For decades, India’s fast-moving consumer goods (FMCG) story has largely been told through the lens of its metros, Mumbai, Delhi, Bengaluru, and Chennai. These hubs were viewed as the epicenters of consumer demand, innovation, and brand-building. But the narrative is changing. A new set of entrepreneurs from Tier-2 cities is steadily, and confidently, reshaping the contours of India’s FMCG sector.
No longer confined to the role of “emerging players,” these founders are building resilient businesses that combine local insight with national ambition. They are proving that India’s next wave of consumption-led growth is not restricted to big cities but will be driven by the entrepreneurial energy of Bharat.
From Underserved to Unstoppable
The numbers tell a compelling story. According to BCG, nearly 600 Tier-2 and Tier-3 cities already contribute 36% of India’s FMCG consumption, a share expected to climb to 45% by 2025. Research further suggests that these cities will account for half of India’s FMCG growth between 2015 and 2025, powered by rising aspirations and lifestyle shifts.
NielsenIQ adds another dimension: rural India has outpaced urban demand in 2025, contributing more than a third of FMCG value sales, with ~11% growth year-on-year. Smaller local manufacturers, many of them outside metros, expanded sales by an impressive 17.8%. These figures underscore a fundamental shift: smaller cities are no longer fringe markets, but growth engines in their own right.
Rooted Yet Ambitious: The New Breed of Founders
What differentiates Tier-2 entrepreneurs is their ability to bridge grassroots understanding with scale-driven ambition. Many of them:
- Possess a deep understanding of local preferences, be it flavor, pack size, or pricing.

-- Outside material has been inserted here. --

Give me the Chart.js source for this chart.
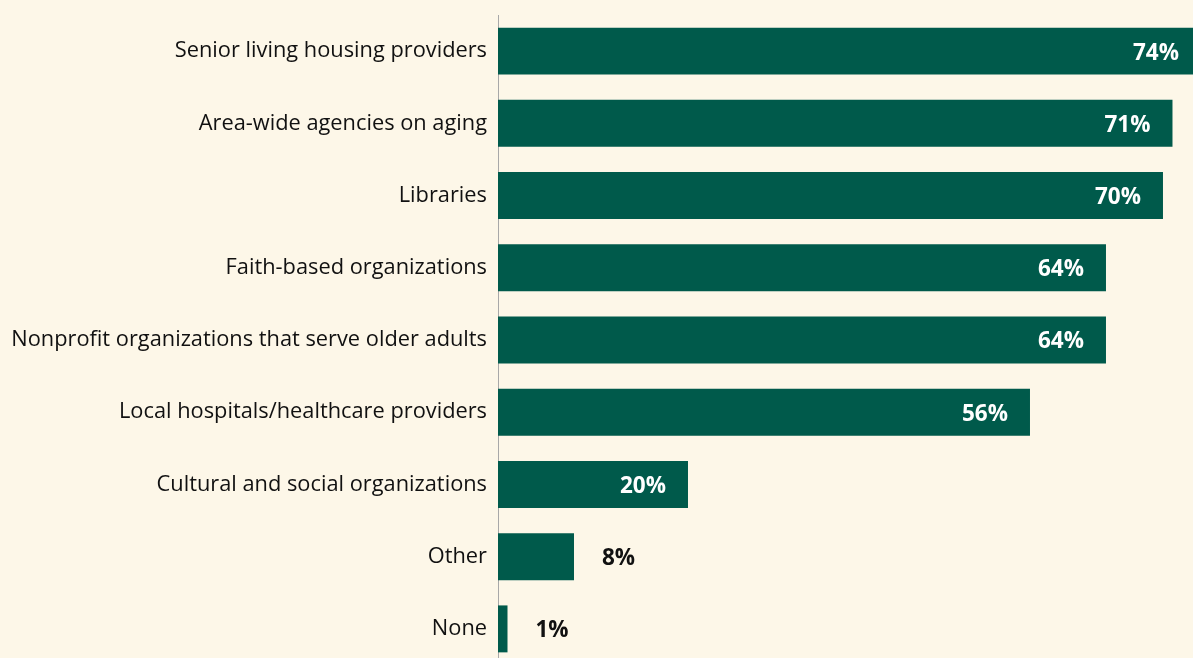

- Use digital commerce, social media, and online marketplaces to transcend geography.
- Benefit from lower operational costs in non-metro environments.
- Innovate with culturally resonant offerings and formats that balance aspiration with affordability.
From traditional family-owned businesses reinventing themselves online to new-age brands targeting underserved niches, Tier-2 entrepreneurs are redefining how FMCG companies connect with consumers.
Structural Enablers of Growth
Several macro trends are propelling this shift:
- Distribution & Warehousing – By 2024, Tier-2 and Tier-3 cities accounted for nearly 100 million sq ft of warehousing space—19% of India’s total—enabling faster, more efficient supply chains.
- Digital & Omnichannel Access – Affordable data, UPI, BNPL, and digital wallets have transformed access. Hybrid discovery-purchase models are enabling even smaller brands to engage millions of new consumers.
- Rising Affluence & Premiumization – With households crossing ₹10 lakh annual income growing steadily, demand for premium personal care, wellness, and home essentials is accelerating. Premium FMCG products in these markets are growing at twice the rate of inflation.
- Supportive Ecosystems – Government decentralisation policies, infrastructure investments, and startup funding initiatives are encouraging entrepreneurs to scale confidently from smaller bases.
Navigating the Challenges
Of course, the journey is not without obstacles. Entrepreneurs often grapple with distribution complexities in fragmented markets, high consumer price sensitivity, and the need to build trust against legacy FMCG giants. Supply chain unpredictability and talent shortages outside metros also add pressure.
Yet, these challenges are driving creative problem-solving. Affordable yet aspirational SKUs, community-led trust building, and digital-first hiring strategies are helping many Tier-2 brands overcome hurdles with agility.
The Road Ahead: From Quiet Growth to National Prominence
If these trends continue, the next decade will see Tier-2 FMCG entrepreneurs move from quiet disruptors to household names. Local champions will evolve into national brands. Growth will increasingly come from non-metro and rural demand, with clean, sustainable, and wellness-driven products gaining traction.
This is more than a consumption story, it is a story of empowerment. Tier-2 entrepreneurs are blending local relevance with global ambition, ensuring that India’s FMCG growth narrative is more inclusive and diversified than ever before.
Conclusion
The heart of India’s FMCG transformation now beats in its smaller cities. From Gwalior to Coimbatore, from Indore to Guwahati, Tier-2 entrepreneurs are quietly but decisively altering the trajectory of the industry. For investors, policymakers, and established FMCG leaders, the message is clear: the future of growth lies not only in India’s metros but in the Bharat beyond, where entrepreneurial grit meets consumer aspiration.
The next chapter of FMCG is being written in Tier-2 India and it is one of resilience, innovation, and opportunity.